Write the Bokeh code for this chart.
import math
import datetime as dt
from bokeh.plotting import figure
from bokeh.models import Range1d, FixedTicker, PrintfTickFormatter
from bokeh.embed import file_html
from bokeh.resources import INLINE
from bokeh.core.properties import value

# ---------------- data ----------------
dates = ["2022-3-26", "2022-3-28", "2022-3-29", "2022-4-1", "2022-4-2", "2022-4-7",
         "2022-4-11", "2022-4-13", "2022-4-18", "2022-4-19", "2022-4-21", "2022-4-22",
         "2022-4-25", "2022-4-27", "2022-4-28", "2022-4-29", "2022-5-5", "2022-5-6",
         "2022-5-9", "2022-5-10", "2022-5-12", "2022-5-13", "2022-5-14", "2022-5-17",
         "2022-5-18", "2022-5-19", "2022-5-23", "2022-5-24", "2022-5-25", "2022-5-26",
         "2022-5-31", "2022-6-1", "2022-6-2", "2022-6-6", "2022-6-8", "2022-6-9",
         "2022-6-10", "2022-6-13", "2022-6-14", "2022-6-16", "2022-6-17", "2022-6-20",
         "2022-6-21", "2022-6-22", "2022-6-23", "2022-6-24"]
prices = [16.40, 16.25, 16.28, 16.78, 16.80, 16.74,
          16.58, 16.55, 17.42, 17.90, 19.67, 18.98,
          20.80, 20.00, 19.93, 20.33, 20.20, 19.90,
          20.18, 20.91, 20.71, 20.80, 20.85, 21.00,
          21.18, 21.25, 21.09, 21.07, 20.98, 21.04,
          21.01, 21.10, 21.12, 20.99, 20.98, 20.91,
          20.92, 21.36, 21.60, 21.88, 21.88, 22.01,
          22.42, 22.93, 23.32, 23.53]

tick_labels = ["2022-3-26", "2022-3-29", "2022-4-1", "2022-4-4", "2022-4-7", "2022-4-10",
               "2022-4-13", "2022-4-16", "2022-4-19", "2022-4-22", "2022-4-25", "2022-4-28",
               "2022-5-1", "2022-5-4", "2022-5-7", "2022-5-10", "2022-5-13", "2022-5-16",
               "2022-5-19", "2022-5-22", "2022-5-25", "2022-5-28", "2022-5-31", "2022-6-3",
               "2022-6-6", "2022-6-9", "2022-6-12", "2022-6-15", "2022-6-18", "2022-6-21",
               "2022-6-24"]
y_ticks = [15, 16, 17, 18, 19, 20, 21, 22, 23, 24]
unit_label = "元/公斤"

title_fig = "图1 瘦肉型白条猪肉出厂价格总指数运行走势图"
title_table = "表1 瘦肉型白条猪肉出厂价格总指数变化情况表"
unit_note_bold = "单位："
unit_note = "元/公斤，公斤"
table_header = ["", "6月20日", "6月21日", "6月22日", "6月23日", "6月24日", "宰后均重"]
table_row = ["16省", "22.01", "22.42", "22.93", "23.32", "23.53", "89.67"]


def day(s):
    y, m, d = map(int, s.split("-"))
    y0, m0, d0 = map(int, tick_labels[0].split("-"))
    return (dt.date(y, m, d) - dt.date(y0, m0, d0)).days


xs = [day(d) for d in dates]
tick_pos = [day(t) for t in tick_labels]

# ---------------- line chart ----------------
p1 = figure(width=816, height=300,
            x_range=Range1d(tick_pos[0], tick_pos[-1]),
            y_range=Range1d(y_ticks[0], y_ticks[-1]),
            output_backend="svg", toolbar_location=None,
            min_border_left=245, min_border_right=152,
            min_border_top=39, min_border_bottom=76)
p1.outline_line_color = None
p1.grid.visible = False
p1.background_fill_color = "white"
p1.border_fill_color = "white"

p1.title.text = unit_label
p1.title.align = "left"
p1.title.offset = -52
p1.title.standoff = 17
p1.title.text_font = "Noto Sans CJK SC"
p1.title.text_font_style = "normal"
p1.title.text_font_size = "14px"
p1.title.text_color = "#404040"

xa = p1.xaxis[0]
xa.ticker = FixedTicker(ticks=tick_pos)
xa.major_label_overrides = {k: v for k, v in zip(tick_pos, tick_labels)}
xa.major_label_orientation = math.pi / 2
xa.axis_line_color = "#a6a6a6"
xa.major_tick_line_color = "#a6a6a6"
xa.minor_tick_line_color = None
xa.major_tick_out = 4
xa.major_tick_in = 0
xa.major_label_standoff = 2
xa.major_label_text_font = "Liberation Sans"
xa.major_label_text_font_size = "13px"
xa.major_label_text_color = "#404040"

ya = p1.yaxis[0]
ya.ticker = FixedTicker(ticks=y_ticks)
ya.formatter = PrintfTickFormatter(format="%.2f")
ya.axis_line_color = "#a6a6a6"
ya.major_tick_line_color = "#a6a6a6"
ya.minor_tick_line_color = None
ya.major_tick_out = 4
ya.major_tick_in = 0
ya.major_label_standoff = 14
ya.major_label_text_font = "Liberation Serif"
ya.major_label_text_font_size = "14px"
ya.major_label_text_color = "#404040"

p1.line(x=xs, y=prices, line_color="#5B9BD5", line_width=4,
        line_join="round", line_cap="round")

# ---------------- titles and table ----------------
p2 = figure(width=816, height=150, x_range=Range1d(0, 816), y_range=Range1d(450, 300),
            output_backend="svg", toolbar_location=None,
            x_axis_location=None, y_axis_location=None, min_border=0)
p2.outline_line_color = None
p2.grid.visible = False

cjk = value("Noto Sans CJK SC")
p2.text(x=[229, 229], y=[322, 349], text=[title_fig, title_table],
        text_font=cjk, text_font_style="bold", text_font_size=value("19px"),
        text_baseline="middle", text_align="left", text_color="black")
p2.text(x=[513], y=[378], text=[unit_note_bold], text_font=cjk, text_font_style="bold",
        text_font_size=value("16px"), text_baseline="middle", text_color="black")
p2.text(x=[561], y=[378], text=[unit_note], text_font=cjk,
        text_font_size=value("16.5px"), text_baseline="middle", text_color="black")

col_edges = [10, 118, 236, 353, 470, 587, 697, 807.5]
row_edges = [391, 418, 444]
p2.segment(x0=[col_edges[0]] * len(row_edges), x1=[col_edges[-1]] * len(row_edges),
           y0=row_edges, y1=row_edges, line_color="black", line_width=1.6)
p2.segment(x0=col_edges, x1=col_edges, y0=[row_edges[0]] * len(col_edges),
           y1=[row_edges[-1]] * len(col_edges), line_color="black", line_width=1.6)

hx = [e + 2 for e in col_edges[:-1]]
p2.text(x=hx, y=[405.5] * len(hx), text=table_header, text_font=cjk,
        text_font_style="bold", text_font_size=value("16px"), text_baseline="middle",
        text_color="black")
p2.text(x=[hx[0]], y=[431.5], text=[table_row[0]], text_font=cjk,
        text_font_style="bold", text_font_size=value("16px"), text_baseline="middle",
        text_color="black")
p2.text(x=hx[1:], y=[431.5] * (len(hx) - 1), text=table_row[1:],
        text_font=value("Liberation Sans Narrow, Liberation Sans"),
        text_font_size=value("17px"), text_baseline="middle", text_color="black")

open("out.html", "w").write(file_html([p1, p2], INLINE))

Direction: Repeat the material above in full, exactly as it stands.

Solution to this exercise:
Write the Bokeh code for this chart.
import math
import datetime as dt
from bokeh.plotting import figure
from bokeh.models import Range1d, FixedTicker, PrintfTickFormatter
from bokeh.embed import file_html
from bokeh.resources import INLINE
from bokeh.core.properties import value

# ---------------- data ----------------
dates = ["2022-3-26", "2022-3-28", "2022-3-29", "2022-4-1", "2022-4-2", "2022-4-7",
         "2022-4-11", "2022-4-13", "2022-4-18", "2022-4-19", "2022-4-21", "2022-4-22",
         "2022-4-25", "2022-4-27", "2022-4-28", "2022-4-29", "2022-5-5", "2022-5-6",
         "2022-5-9", "2022-5-10", "2022-5-12", "2022-5-13", "2022-5-14", "2022-5-17",
         "2022-5-18", "2022-5-19", "2022-5-23", "2022-5-24", "2022-5-25", "2022-5-26",
         "2022-5-31", "2022-6-1", "2022-6-2", "2022-6-6", "2022-6-8", "2022-6-9",
         "2022-6-10", "2022-6-13", "2022-6-14", "2022-6-16", "2022-6-17", "2022-6-20",
         "2022-6-21", "2022-6-22", "2022-6-23", "2022-6-24"]
prices = [16.40, 16.25, 16.28, 16.78, 16.80, 16.74,
          16.58, 16.55, 17.42, 17.90, 19.67, 18.98,
          20.80, 20.00, 19.93, 20.33, 20.20, 19.90,
          20.18, 20.91, 20.71, 20.80, 20.85, 21.00,
          21.18, 21.25, 21.09, 21.07, 20.98, 21.04,
          21.01, 21.10, 21.12, 20.99, 20.98, 20.91,
          20.92, 21.36, 21.60, 21.88, 21.88, 22.01,
          22.42, 22.93, 23.32, 23.53]

tick_labels = ["2022-3-26", "2022-3-29", "2022-4-1", "2022-4-4", "2022-4-7", "2022-4-10",
               "2022-4-13", "2022-4-16", "2022-4-19", "2022-4-22", "2022-4-25", "2022-4-28",
               "2022-5-1", "2022-5-4", "2022-5-7", "2022-5-10", "2022-5-13", "2022-5-16",
               "2022-5-19", "2022-5-22", "2022-5-25", "2022-5-28", "2022-5-31", "2022-6-3",
               "2022-6-6", "2022-6-9", "2022-6-12", "2022-6-15", "2022-6-18", "2022-6-21",
               "2022-6-24"]
y_ticks = [15, 16, 17, 18, 19, 20, 21, 22, 23, 24]
unit_label = "元/公斤"

title_fig = "图1 瘦肉型白条猪肉出厂价格总指数运行走势图"
title_table = "表1 瘦肉型白条猪肉出厂价格总指数变化情况表"
unit_note_bold = "单位："
unit_note = "元/公斤，公斤"
table_header = ["", "6月20日", "6月21日", "6月22日", "6月23日", "6月24日", "宰后均重"]
table_row = ["16省", "22.01", "22.42", "22.93", "23.32", "23.53", "89.67"]


def day(s):
    y, m, d = map(int, s.split("-"))
    y0, m0, d0 = map(int, tick_labels[0].split("-"))
    return (dt.date(y, m, d) - dt.date(y0, m0, d0)).days


xs = [day(d) for d in dates]
tick_pos = [day(t) for t in tick_labels]

# ---------------- line chart ----------------
p1 = figure(width=816, height=300,
            x_range=Range1d(tick_pos[0], tick_pos[-1]),
            y_range=Range1d(y_ticks[0], y_ticks[-1]),
            output_backend="svg", toolbar_location=None,
            min_border_left=245, min_border_right=152,
            min_border_top=39, min_border_bottom=76)
p1.outline_line_color = None
p1.grid.visible = False
p1.background_fill_color = "white"
p1.border_fill_color = "white"

p1.title.text = unit_label
p1.title.align = "left"
p1.title.offset = -52
p1.title.standoff = 17
p1.title.text_font = "Noto Sans CJK SC"
p1.title.text_font_style = "normal"
p1.title.text_font_size = "14px"
p1.title.text_color = "#404040"

xa = p1.xaxis[0]
xa.ticker = FixedTicker(ticks=tick_pos)
xa.major_label_overrides = {k: v for k, v in zip(tick_pos, tick_labels)}
xa.major_label_orientation = math.pi / 2
xa.axis_line_color = "#a6a6a6"
xa.major_tick_line_color = "#a6a6a6"
xa.minor_tick_line_color = None
xa.major_tick_out = 4
xa.major_tick_in = 0
xa.major_label_standoff = 2
xa.major_label_text_font = "Liberation Sans"
xa.major_label_text_font_size = "13px"
xa.major_label_text_color = "#404040"

ya = p1.yaxis[0]
ya.ticker = FixedTicker(ticks=y_ticks)
ya.formatter = PrintfTickFormatter(format="%.2f")
ya.axis_line_color = "#a6a6a6"
ya.major_tick_line_color = "#a6a6a6"
ya.minor_tick_line_color = None
ya.major_tick_out = 4
ya.major_tick_in = 0
ya.major_label_standoff = 14
ya.major_label_text_font = "Liberation Serif"
ya.major_label_text_font_size = "14px"
ya.major_label_text_color = "#404040"

p1.line(x=xs, y=prices, line_color="#5B9BD5", line_width=4,
        line_join="round", line_cap="round")

# ---------------- titles and table ----------------
p2 = figure(width=816, height=150, x_range=Range1d(0, 816), y_range=Range1d(450, 300),
            output_backend="svg", toolbar_location=None,
            x_axis_location=None, y_axis_location=None, min_border=0)
p2.outline_line_color = None
p2.grid.visible = False

cjk = value("Noto Sans CJK SC")
p2.text(x=[229, 229], y=[322, 349], text=[title_fig, title_table],
        text_font=cjk, text_font_style="bold", text_font_size=value("19px"),
        text_baseline="middle", text_align="left", text_color="black")
p2.text(x=[513], y=[378], text=[unit_note_bold], text_font=cjk, text_font_style="bold",
        text_font_size=value("16px"), text_baseline="middle", text_color="black")
p2.text(x=[561], y=[378], text=[unit_note], text_font=cjk,
        text_font_size=value("16.5px"), text_baseline="middle", text_color="black")

col_edges = [10, 118, 236, 353, 470, 587, 697, 807.5]
row_edges = [391, 418, 444]
p2.segment(x0=[col_edges[0]] * len(row_edges), x1=[col_edges[-1]] * len(row_edges),
           y0=row_edges, y1=row_edges, line_color="black", line_width=1.6)
p2.segment(x0=col_edges, x1=col_edges, y0=[row_edges[0]] * len(col_edges),
           y1=[row_edges[-1]] * len(col_edges), line_color="black", line_width=1.6)

hx = [e + 2 for e in col_edges[:-1]]
p2.text(x=hx, y=[405.5] * len(hx), text=table_header, text_font=cjk,
        text_font_style="bold", text_font_size=value("16px"), text_baseline="middle",
        text_color="black")
p2.text(x=[hx[0]], y=[431.5], text=[table_row[0]], text_font=cjk,
        text_font_style="bold", text_font_size=value("16px"), text_baseline="middle",
        text_color="black")
p2.text(x=hx[1:], y=[431.5] * (len(hx) - 1), text=table_row[1:],
        text_font=value("Liberation Sans Narrow, Liberation Sans"),
        text_font_size=value("17px"), text_baseline="middle", text_color="black")

open("out.html", "w").write(file_html([p1, p2], INLINE))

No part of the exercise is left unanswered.